Durell Baxter
- Anna Lilli Garai
- May 27
- 4 min read
Durell Baxter makes work that flows like music. Images loop, repeat, shift. Figures come and go, sometimes talking, sometimes just passing through. Color builds mood, but rhythm carries the piece. His process is loose and layered — drawing from sound, memory, poetry, and whatever catches in the moment. Each part feels open, and the work comes together with its own rhythm. It holds a mood and lets you stay with it.

Q: What does "Embrace... The... Trippy..." mean to you now compared to when you first started using it?
A: "Embrace... The... Trippy..." means coming to the conclusion of understanding or accepting the circumstances that may arise from each working result. It entails the journey within yourself and seeks to expand it into the outside world. By looking for acceptance or change within ourselves, we have the power to transform minds through our words and perception through our visuals. Compared to when I first started using my ideology, "Embrace... The... Trippy..." now invites others to see and feel beyond normal comprehension—to an extent of relatability and liberation. It’s about sharing memories, emotions, and experiences, and turning them into immersive memoirs that create an environment of warmth and vulnerability, based on the words and visuals it entails.
Q: Your work connects like chapters. How much of the storyline is planned and how much just happens?
A: Yes, my work does indeed connect like chapters, but I feel the storyline is just like me: spontaneous. Impulsive with a reason. Instinctive with a purpose. Unorthodox with a method. Some things are planned out, and some things just happen without reason or notice. My work tells an intertwined sequence of events based on my experiences, but my experiences aren't planned. For me, you can't plan for experiences—they just have to happen naturally. And when they do, they create memories in your mind that you can carry with you forever.
Like walking down the street at night with golden brown streetlights hitting your body while it's also raining. And one of your favorite songs happens to come on while you're walking home.
Was that planned or was it a spontaneous experience? It depends on how we look at it. I'd say it's about perspective; I let things unfold in their own time. Then, I capture that story through my art.

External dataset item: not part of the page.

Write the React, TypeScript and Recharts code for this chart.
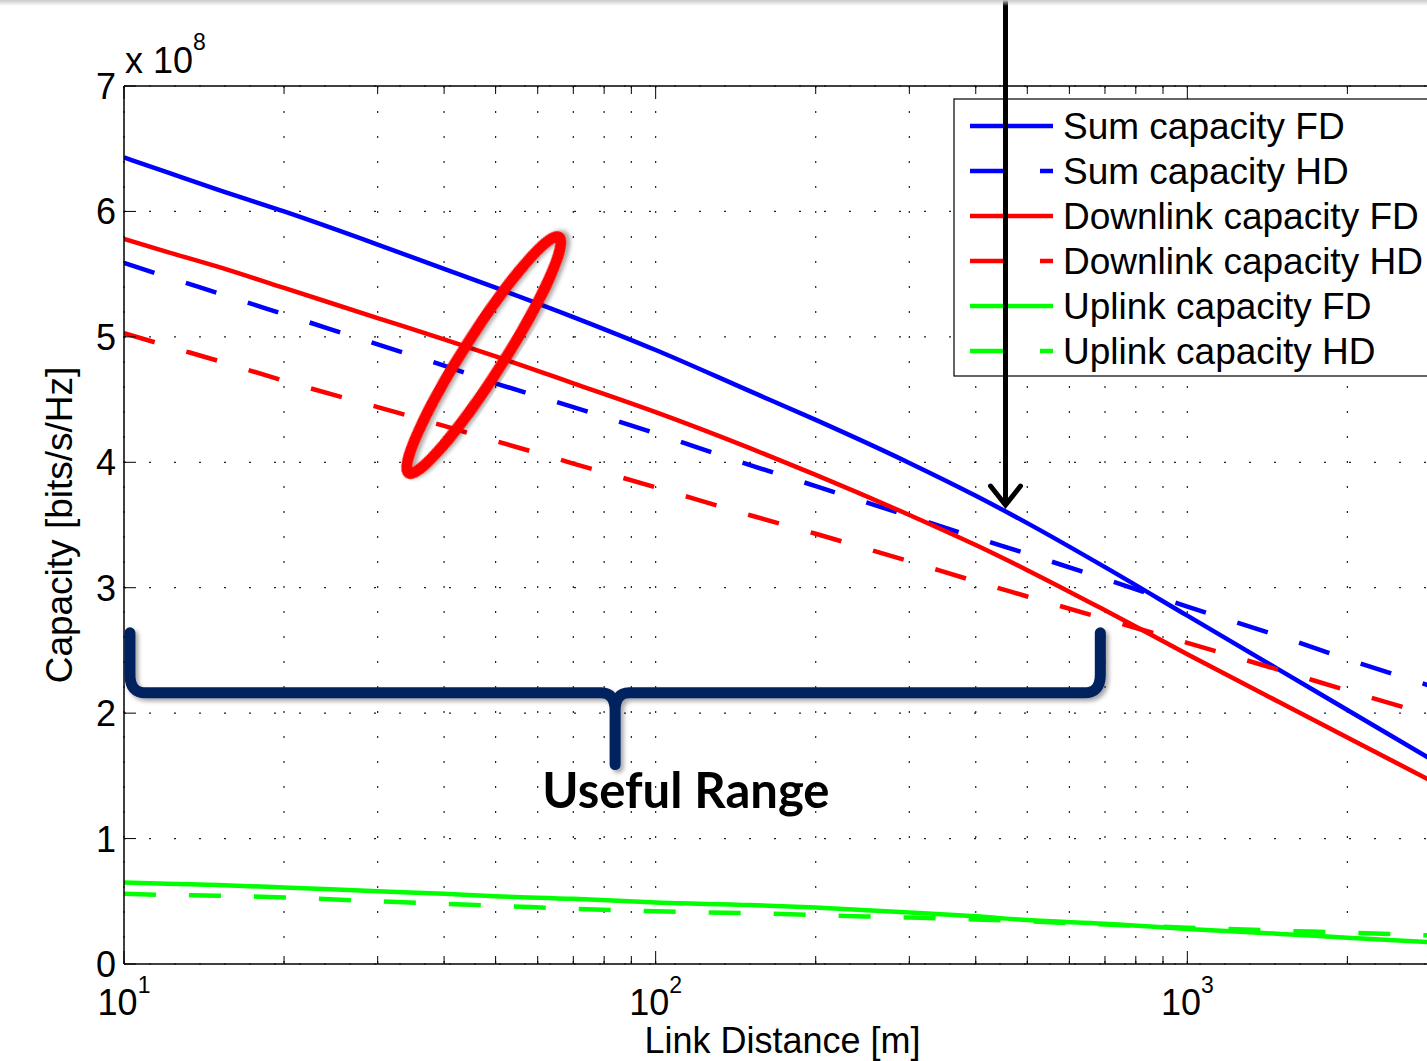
import {
  CartesianGrid,
  Customized,
  Line,
  LineChart,
  ReferenceArea,
  ReferenceDot,
  ReferenceLine,
  XAxis,
  YAxis,
} from "recharts";

const FONT = "'Liberation Sans', Arial, Helvetica, sans-serif";

// link distance [m]
const distances = [10, 12, 15, 20, 30, 40, 50, 70, 100, 150, 200, 300, 400, 500, 700, 1000, 1500, 2000, 3000];

// capacities, in units of 1e8 bits/s/Hz
const sumFD = [6.43, 6.315, 6.174, 6.0, 5.736, 5.542, 5.392, 5.158, 4.895, 4.569, 4.338, 3.995, 3.733, 3.515, 3.164, 2.777, 2.337, 2.025, 1.585];
const sumHD = [5.59, 5.48, 5.35, 5.18, 4.94, 4.77, 4.63, 4.44, 4.23, 3.98, 3.81, 3.57, 3.4, 3.27, 3.07, 2.85, 2.61, 2.43, 2.19];
const downFD = [5.78, 5.68, 5.56, 5.39, 5.15, 4.98, 4.845, 4.63, 4.4, 4.115, 3.9, 3.58, 3.34, 3.14, 2.82, 2.47, 2.08, 1.805, 1.42];
const downHD = [5.03, 4.93, 4.81, 4.65, 4.44, 4.29, 4.17, 3.99, 3.8, 3.58, 3.43, 3.21, 3.05, 2.93, 2.75, 2.56, 2.34, 2.18, 1.96];
const upFD = [0.65, 0.64, 0.63, 0.61, 0.58, 0.56, 0.54, 0.52, 0.49, 0.47, 0.45, 0.41, 0.38, 0.35, 0.32, 0.28, 0.24, 0.21, 0.17];
const upHD = [0.56, 0.55, 0.545, 0.53, 0.5, 0.48, 0.465, 0.44, 0.42, 0.405, 0.39, 0.37, 0.355, 0.34, 0.315, 0.29, 0.265, 0.25, 0.225];

const xTicks = [10, 20, 30, 40, 50, 60, 70, 80, 90, 100, 200, 300, 400, 500, 600, 700, 800, 900, 1000, 2000, 3000];
const yTicks = [0, 1, 2, 3, 4, 5, 6, 7];

const series = [
  { key: "sumFD", name: "Sum capacity FD", color: "#0000ff", dashed: false },
  { key: "sumHD", name: "Sum capacity HD", color: "#0000ff", dashed: true },
  { key: "downFD", name: "Downlink capacity FD", color: "#ff0000", dashed: false },
  { key: "downHD", name: "Downlink capacity HD", color: "#ff0000", dashed: true },
  { key: "upFD", name: "Uplink capacity FD", color: "#00ff00", dashed: false },
  { key: "upHD", name: "Uplink capacity HD", color: "#00ff00", dashed: true },
];

const data = distances.map((d, i) => ({
  d,
  sumFD: sumFD[i],
  sumHD: sumHD[i],
  downFD: downFD[i],
  downHD: downHD[i],
  upFD: upFD[i],
  upHD: upHD[i],
}));

const PLOT_H = 878;
const DASH = "32 33";
const NAVY = "#03205f";

function XTick({ x, y, payload }: any) {
  const exp = Math.log10(payload.value);
  const major = Math.abs(exp - Math.round(exp)) < 1e-6;
  const len = major ? 13 : 8;
  const top = y - PLOT_H;
  return (
    <g>
      <line x1={x} y1={y} x2={x} y2={y - len} stroke="#000" />
      <line x1={x} y1={top} x2={x} y2={top + len} stroke="#000" />
      {major && (
        <text x={x} y={y + 51} textAnchor="middle" fontSize={36} fontFamily={FONT} fill="#000">
          10
          <tspan dy={-22} fontSize={23}>
            {Math.round(exp)}
          </tspan>
        </text>
      )}
    </g>
  );
}

function YTick({ x, y, payload }: any) {
  return (
    <g>
      <line x1={x} y1={y} x2={x + 12} y2={y} stroke="#000" />
      <text x={x - 8} y={y + 13} textAnchor="end" fontSize={36} fontFamily={FONT} fill="#000">
        {payload.value}
      </text>
      {payload.value === 7 && (
        <text x={x + 1} y={y - 13} fontSize={36} fontFamily={FONT} fill="#000">
          x 10
          <tspan dy={-23} fontSize={23}>
            8
          </tspan>
        </text>
      )}
    </g>
  );
}

function YLabel({ viewBox }: any) {
  const x = viewBox.x + 72;
  const y = viewBox.y + viewBox.height / 2;
  return (
    <text x={x} y={y} transform={`rotate(-90 ${x} ${y})`} textAnchor="middle" fontSize={37} fontFamily={FONT} fill="#000">
      Capacity [bits/s/Hz]
    </text>
  );
}

function XLabel({ viewBox }: any) {
  return (
    <text
      x={viewBox.x + viewBox.width / 2}
      y={viewBox.y + 89}
      textAnchor="middle"
      fontSize={36}
      fontFamily={FONT}
      fill="#000"
    >
      Link Distance [m]
    </text>
  );
}

function LegendBox() {
  const left = 954;
  const top = 99;
  return (
    <g>
      <rect x={left} y={top} width={520} height={277} fill="#fff" stroke="#000" strokeWidth={1.2} />
      {series.map((s, i) => {
        const cy = top + 27 + i * 45;
        return (
          <g key={s.key}>
            <line
              x1={left + 16}
              x2={left + 99}
              y1={cy}
              y2={cy}
              stroke={s.color}
              strokeWidth={4.5}
              strokeDasharray={s.dashed ? "33 37" : undefined}
            />
            <text x={left + 109} y={cy + 13} fontSize={37} fontFamily={FONT} fill="#000">
              {s.name}
            </text>
          </g>
        );
      })}
    </g>
  );
}

function Shadow({ id }: { id: string }) {
  return (
    <defs>
      <filter id={id} x="-20%" y="-20%" width="140%" height="140%">
        <feDropShadow dx={3} dy={3} stdDeviation={2} floodColor="#000" floodOpacity={0.35} />
      </filter>
    </defs>
  );
}

function EllipseMark({ cx, cy }: any) {
  return (
    <g>
      <Shadow id="ellShadow" />
      <ellipse
        cx={cx}
        cy={cy}
        rx={140}
        ry={20}
        transform={`rotate(-57.5 ${cx} ${cy})`}
        fill="none"
        stroke="#ff0000"
        strokeWidth={11}
        filter="url(#ellShadow)"
      />
    </g>
  );
}

function ArrowMark({ cx, cy }: any) {
  return (
    <g>
      <line x1={cx} y1={0} x2={cx} y2={cy - 3} stroke="#000" strokeWidth={5} />
      <path
        d={`M${cx - 15},${cy - 21} L${cx},${cy - 2} L${cx + 15},${cy - 21}`}
        fill="none"
        stroke="#000"
        strokeWidth={5}
        strokeLinecap="round"
      />
    </g>
  );
}

function BraceMark({ x, y, width, height }: any) {
  const l = x;
  const r = x + width;
  const m = x + width / 2;
  const bar = y + height * 0.455;
  const b = y + height;
  const d = [
    `M${l},${y} L${l},${bar - 18} Q${l},${bar} ${l + 16},${bar}`,
    `L${m - 14},${bar} Q${m},${bar} ${m},${bar + 18} L${m},${b}`,
    `M${m},${bar + 18} Q${m},${bar} ${m + 14},${bar}`,
    `L${r - 16},${bar} Q${r},${bar} ${r},${bar - 18} L${r},${y}`,
  ].join(" ");
  return (
    <g>
      <Shadow id="braceShadow" />
      <path
        d={d}
        fill="none"
        stroke={NAVY}
        strokeWidth={11}
        strokeLinecap="round"
        strokeLinejoin="round"
        filter="url(#braceShadow)"
      />
    </g>
  );
}

function RangeText({ cx, cy }: any) {
  return (
    <text x={cx} y={cy} textAnchor="middle" fontSize={49} fontWeight={700} fontFamily="Lato, 'Open Sans', sans-serif" fill="#000">
      Useful Range
    </text>
  );
}

function CapacityChart() {
  return (
    <LineChart width={1470} height={1061} data={data} margin={{ top: 86, right: 29, bottom: 0, left: 0 }}>
      <CartesianGrid stroke="#222" strokeWidth={1.2} strokeDasharray="2 23" />
      <XAxis
        dataKey="d"
        type="number"
        scale="log"
        domain={[10, 3000]}
        allowDataOverflow
        ticks={xTicks}
        interval={0}
        height={97}
        tickSize={0}
        tickMargin={0}
        tickLine={false}
        tick={<XTick />}
        axisLine={{ stroke: "#000", strokeWidth: 1.5 }}
        label={<XLabel />}
      />
      <YAxis
        type="number"
        domain={[0, 7]}
        ticks={yTicks}
        interval={0}
        width={124}
        tickSize={0}
        tickMargin={0}
        tickLine={false}
        tick={<YTick />}
        axisLine={{ stroke: "#000", strokeWidth: 1.5 }}
        label={<YLabel />}
      />
      <ReferenceLine y={7} stroke="#000" strokeWidth={1.5} />
      {series.map((s) => (
        <Line
          key={s.key}
          dataKey={s.key}
          name={s.name}
          type="monotone"
          stroke={s.color}
          strokeWidth={4.5}
          strokeDasharray={s.dashed ? DASH : undefined}
          dot={false}
          activeDot={false}
          isAnimationActive={false}
        />
      ))}
      <Customized component={LegendBox} />
      <ReferenceArea x1={10.26} x2={686} y1={1.59} y2={2.64} shape={<BraceMark />} zIndex={650} />
      <ReferenceDot x={114} y={1.244} shape={<RangeText />} zIndex={650} />
      <ReferenceDot x={47.5} y={4.855} shape={<EllipseMark />} zIndex={650} />
      <ReferenceDot x={455} y={3.643} shape={<ArrowMark />} zIndex={700} />
    </LineChart>
  );
}

export default function App() {
  return (
    <div
      style={{
        position: "absolute",
        left: 0,
        top: 0,
        width: 1427,
        height: 1061,
        overflow: "hidden",
        background: "#fff",
      }}
    >
      <CapacityChart />
      <div
        style={{
          position: "absolute",
          left: 0,
          top: 0,
          width: 1427,
          height: 6,
          background: "linear-gradient(#c9c9c9, rgba(255,255,255,0))",
        }}
      />
    </div>
  );
}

Q: Where does music come in when you’re building a new piece?
A: Music comes into play in my work like a massive shockwave to the brain, creating ecstatic feelings of whimsy, joy, and adrenaline when I’m creating new art pieces. I sometimes find that the mood of the songs helps me set the tone for the visuals and the color scheme—based on the angelic voices, melodies, and instrumentals. And once I find the inspiration, everything else falls into place.
Q: You mix surreal scenes with real moments. What helps you find that balance?
A: Balance is key in most situations. For me, I find the right balance between surrealism and realism by layering and time management. Add some “real” here and some “surreal” there, and the blending of both genres will seek out its own self-discovery of balance through discipline, commitment, time, and dedication. I think there’s no exact way to find that balance, but to accept your own type of balance as it is when moving between the two genres.
Finishing something and being able to come back to it later—that’s the real balance. That way, I can add anything I might have missed.

Q: What’s something you hope sticks with people after seeing your work?
A: Immersing and drawing others into my work makes me hopeful for the future—not just mine, but many others too, and the career paths they might choose. As a young artist, one of my goals became to "inspire into reality", and I did just that. Not just with my artwork, but with what makes up who I am—or rather, what I’ve become.
We are what we say we are and can be what we say we are. The same goes for what we do or want to do. I still live by that aspiration.
So inspiring others—through what they read, look at, or watch about me—is something I hope sticks with people who come across my work.
Q: Do you see your art more as a personal diary or a shared trip?
A: I see my art as both a personal diary and a shared trip. Something I can feel, touch, smell, write about, create, and share with the world is something most people would dream of doing. Maybe some wouldn’t, out of fear or ridicule. But what was the reason you experienced what happened in the first place? To capture it. To write it down. To create it. And to share it regardless. I try not to just echo the noise, but to build something that lasts—something others can keep and take with them too. Your art can be your journal and someone else’s guide. Two sides of the same coin, each holding value—whether personal or shared.